Forces of Movement
Core Dance Opens Human Landscapes Tonight at Harrisburg Art Museum
Travel. Attach. Separate. Expand. Contract. Lean. Turn. Fall. The movements of the body are also the movements of peoples, communities, cultures, and both domains are investigated by Core Dance in choreographer Germana Civera’s conceptual dance piece Human Landscapes, performed October 25, 26, and 27 at Harrisburg Art Museum in Houston’s Second Ward.
In Human Landscapes, Civera confronts the effects of migration both on the body and culture of the exiled and on the people and areas they contact and influence, inspired by the artist’s familial history of exile from Francoist Spain.

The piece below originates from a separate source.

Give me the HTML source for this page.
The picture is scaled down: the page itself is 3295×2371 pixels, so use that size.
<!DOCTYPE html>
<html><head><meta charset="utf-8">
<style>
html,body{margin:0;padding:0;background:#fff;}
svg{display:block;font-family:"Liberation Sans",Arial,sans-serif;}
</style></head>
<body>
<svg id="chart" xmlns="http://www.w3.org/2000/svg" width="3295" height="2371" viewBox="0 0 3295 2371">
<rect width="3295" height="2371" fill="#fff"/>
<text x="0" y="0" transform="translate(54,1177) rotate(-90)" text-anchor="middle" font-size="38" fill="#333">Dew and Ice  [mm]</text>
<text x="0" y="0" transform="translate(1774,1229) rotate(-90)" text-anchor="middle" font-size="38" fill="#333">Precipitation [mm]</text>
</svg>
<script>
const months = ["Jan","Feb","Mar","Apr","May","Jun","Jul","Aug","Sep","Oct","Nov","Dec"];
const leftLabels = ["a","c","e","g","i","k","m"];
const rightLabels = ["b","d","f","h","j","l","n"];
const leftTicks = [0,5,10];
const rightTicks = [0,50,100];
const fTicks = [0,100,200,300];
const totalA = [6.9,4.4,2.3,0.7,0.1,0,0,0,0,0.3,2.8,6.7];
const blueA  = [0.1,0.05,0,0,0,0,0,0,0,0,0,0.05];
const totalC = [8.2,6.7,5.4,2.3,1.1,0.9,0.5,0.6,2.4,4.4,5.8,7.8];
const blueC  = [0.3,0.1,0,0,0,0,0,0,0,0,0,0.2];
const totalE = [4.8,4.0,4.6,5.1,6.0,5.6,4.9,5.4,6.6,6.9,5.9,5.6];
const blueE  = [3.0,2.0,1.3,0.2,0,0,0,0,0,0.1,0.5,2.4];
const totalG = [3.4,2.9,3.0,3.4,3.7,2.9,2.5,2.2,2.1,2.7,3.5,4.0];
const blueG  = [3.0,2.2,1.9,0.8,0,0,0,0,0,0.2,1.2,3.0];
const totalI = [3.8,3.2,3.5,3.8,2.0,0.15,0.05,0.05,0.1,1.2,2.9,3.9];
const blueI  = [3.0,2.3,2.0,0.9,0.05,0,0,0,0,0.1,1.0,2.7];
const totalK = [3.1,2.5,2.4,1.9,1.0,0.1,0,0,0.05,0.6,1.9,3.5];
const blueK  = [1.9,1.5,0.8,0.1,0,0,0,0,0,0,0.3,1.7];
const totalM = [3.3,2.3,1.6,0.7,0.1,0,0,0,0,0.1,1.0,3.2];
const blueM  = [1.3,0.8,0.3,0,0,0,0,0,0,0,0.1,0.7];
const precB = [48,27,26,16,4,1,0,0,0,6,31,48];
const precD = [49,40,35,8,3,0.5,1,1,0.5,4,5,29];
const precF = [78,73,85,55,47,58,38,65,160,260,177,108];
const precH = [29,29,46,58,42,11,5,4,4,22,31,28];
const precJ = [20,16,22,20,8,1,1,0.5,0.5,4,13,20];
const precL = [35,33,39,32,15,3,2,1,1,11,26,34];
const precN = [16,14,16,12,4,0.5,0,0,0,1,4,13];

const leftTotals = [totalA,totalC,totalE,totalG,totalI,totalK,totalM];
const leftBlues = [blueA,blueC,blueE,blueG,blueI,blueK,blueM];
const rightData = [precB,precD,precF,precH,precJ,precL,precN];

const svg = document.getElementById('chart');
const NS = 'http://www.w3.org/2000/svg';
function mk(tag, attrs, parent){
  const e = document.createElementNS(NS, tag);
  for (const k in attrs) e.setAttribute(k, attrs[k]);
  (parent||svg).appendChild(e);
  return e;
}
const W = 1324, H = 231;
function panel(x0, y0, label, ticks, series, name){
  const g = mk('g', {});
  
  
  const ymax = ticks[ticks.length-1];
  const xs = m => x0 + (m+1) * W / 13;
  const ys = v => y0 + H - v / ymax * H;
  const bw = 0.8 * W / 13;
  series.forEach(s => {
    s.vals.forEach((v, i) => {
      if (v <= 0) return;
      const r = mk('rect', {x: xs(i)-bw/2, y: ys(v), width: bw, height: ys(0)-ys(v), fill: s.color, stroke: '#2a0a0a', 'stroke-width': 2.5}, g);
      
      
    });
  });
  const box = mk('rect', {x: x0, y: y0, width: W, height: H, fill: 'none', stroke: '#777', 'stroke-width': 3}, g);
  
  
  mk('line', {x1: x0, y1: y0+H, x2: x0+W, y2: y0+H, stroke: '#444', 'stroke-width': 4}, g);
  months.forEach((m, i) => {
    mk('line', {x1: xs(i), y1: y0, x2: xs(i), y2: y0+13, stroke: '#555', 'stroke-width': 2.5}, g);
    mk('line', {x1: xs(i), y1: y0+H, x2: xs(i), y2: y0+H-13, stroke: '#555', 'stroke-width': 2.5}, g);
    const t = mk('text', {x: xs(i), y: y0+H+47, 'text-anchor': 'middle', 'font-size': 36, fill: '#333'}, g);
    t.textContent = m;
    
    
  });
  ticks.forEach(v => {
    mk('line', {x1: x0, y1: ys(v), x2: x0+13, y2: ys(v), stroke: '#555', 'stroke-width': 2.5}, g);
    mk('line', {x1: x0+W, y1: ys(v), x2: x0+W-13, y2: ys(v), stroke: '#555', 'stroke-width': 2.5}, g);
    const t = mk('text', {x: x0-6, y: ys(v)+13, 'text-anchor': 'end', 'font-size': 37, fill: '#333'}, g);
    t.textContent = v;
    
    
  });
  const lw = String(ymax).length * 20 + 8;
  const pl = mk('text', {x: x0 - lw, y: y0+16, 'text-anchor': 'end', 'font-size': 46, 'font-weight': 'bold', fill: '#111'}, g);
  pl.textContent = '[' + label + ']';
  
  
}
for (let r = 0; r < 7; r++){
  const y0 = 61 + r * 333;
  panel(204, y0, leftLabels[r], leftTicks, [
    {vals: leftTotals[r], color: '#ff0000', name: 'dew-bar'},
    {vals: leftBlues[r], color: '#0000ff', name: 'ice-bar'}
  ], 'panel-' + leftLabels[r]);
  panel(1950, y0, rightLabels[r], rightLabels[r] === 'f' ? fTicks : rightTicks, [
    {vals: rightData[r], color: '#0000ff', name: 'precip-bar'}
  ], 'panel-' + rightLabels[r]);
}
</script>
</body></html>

Civera is part of the generation that had roots in a more democratic republic of Spain but came of age during the decades of Fascism when those who disagreed with Franco’s ultra-conservative nationalism either left Spain – carrying their influence to Europe, Africa, and the Americas – or went into an “internal exile” of quiet resistance in their increasingly repressive and artistically sterile homeland. It is easy to see why Civera, who resides in France, has developed sophisticated ideas about why and how one moves, and what results from those movements. It is easy also to see why these ideas are of critical importance for us as viewers today.
Civera is an artist whose work happens actively both on and off stage, and for whom collaboration, mutual influence, is paramount. She has worked with dancers, writers, visual artists, and musicians in her repertoire, and in Human Landscapes she brings fellow French musician and composer Didier Aschour into the process with rich, panoramic music composed especially for this piece.

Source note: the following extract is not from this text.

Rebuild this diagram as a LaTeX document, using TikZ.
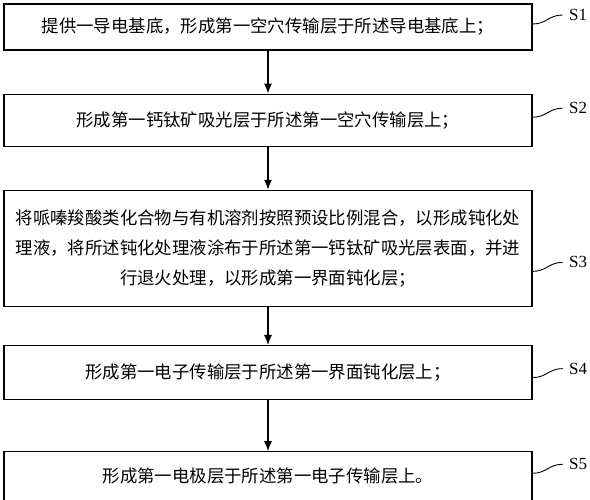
\documentclass[tikz,border=0pt]{standalone}
\usepackage{fontspec}
\setmainfont{Liberation Serif}
\newfontfamily\cjk{Noto Sans CJK SC}
\usetikzlibrary{
arrows.meta,
positioning
}
\tikzset{>={Latex[length=10pt,width=8pt]}}
\tikzset{
	stepbox/.style={draw,line width=1.2pt,minimum width=528pt,text width=520pt,inner sep=0pt,align=center,font=\cjk\fontsize{17.4}{30}\selectfont},
	steplabel/.style={anchor=west,inner sep=0pt,inner xsep=6pt,font=\fontsize{17}{20}\selectfont},
	wave/.style={line width=0.9pt}
}

\begin{document}
\begin{tikzpicture}[line width=1.2pt]
	\useasboundingbox (0,0) rectangle (590pt,-500pt);
	\node[stepbox,minimum height=46pt] (s1) at (268pt,-27pt) {提供一导电基底，形成第一空穴传输层于所述导电基底上；};
	\node[stepbox,minimum height=52pt,below=43pt of s1] (s2) {形成第一钙钛矿吸光层于所述第一空穴传输层上；};
	\node[stepbox,minimum height=116pt,below=43pt of s2] (s3) {将哌嗪羧酸类化合物与有机溶剂按照预设比例混合，以形成钝化处\\理液，将所述钝化处理液涂布于所述第一钙钛矿吸光层表面，并进\\行退火处理，以形成第一界面钝化层；};
	\node[stepbox,minimum height=54pt,below=38pt of s3] (s4) {形成第一电子传输层于所述第一界面钝化层上；};
	\node[stepbox,minimum height=49pt,below=51pt of s4] (s5) {形成第一电极层于所述第一电子传输层上。};
	
	\draw[->] (s1) -- (s2);
	\draw[->] (s2) -- (s3);
	\draw[->] (s3) -- (s4);
	\draw[->] (s4) -- (s5);
	
	% step labels
	\coordinate (w1) at ([yshift=3pt]s1.east);
	\coordinate (w2) at ([yshift=3pt]s2.east);
	\coordinate (w3) at ([yshift=-23pt]s3.east);
	\coordinate (w4) at ([yshift=-5pt]s4.east);
	\coordinate (w5) at ([yshift=3pt]s5.east);
	\node[steplabel] (l1) at ([xshift=30pt,yshift=9pt]w1) {S1};
	\node[steplabel] (l2) at ([xshift=30pt,yshift=9pt]w2) {S2};
	\node[steplabel] (l3) at ([xshift=30pt,yshift=9pt]w3) {S3};
	\node[steplabel] (l4) at ([xshift=30pt,yshift=9pt]w4) {S4};
	\node[steplabel] (l5) at ([xshift=30pt,yshift=9pt]w5) {S5};
	\draw[wave] (w1) .. controls +(14pt,0) and +(-14pt,0) .. (l1.west);
	\draw[wave] (w2) .. controls +(14pt,0) and +(-14pt,0) .. (l2.west);
	\draw[wave] (w3) .. controls +(14pt,0) and +(-14pt,0) .. (l3.west);
	\draw[wave] (w4) .. controls +(14pt,0) and +(-14pt,0) .. (l4.west);
	\draw[wave] (w5) .. controls +(14pt,0) and +(-14pt,0) .. (l5.west);
\end{tikzpicture}
\end{document}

We Houstonians are lucky to share Core Dance with Altanta, GA, under the capable and eminently creative leadership of Co-Founder and Artistic Director Sue Schroeder, Company Manager D. Patton White, and Executive Director Elizabeth Labbe-Webb. Happy 39th Season, friends!
We Framers are especially excited to see our own Rocket Repass, dancer in the Frame Dance Youth Ensemble, perform in Human Landscapes. Congratulations, Rocket, and break a leg!
Be Advised: this performance contains prolonged periods of full adult nudity.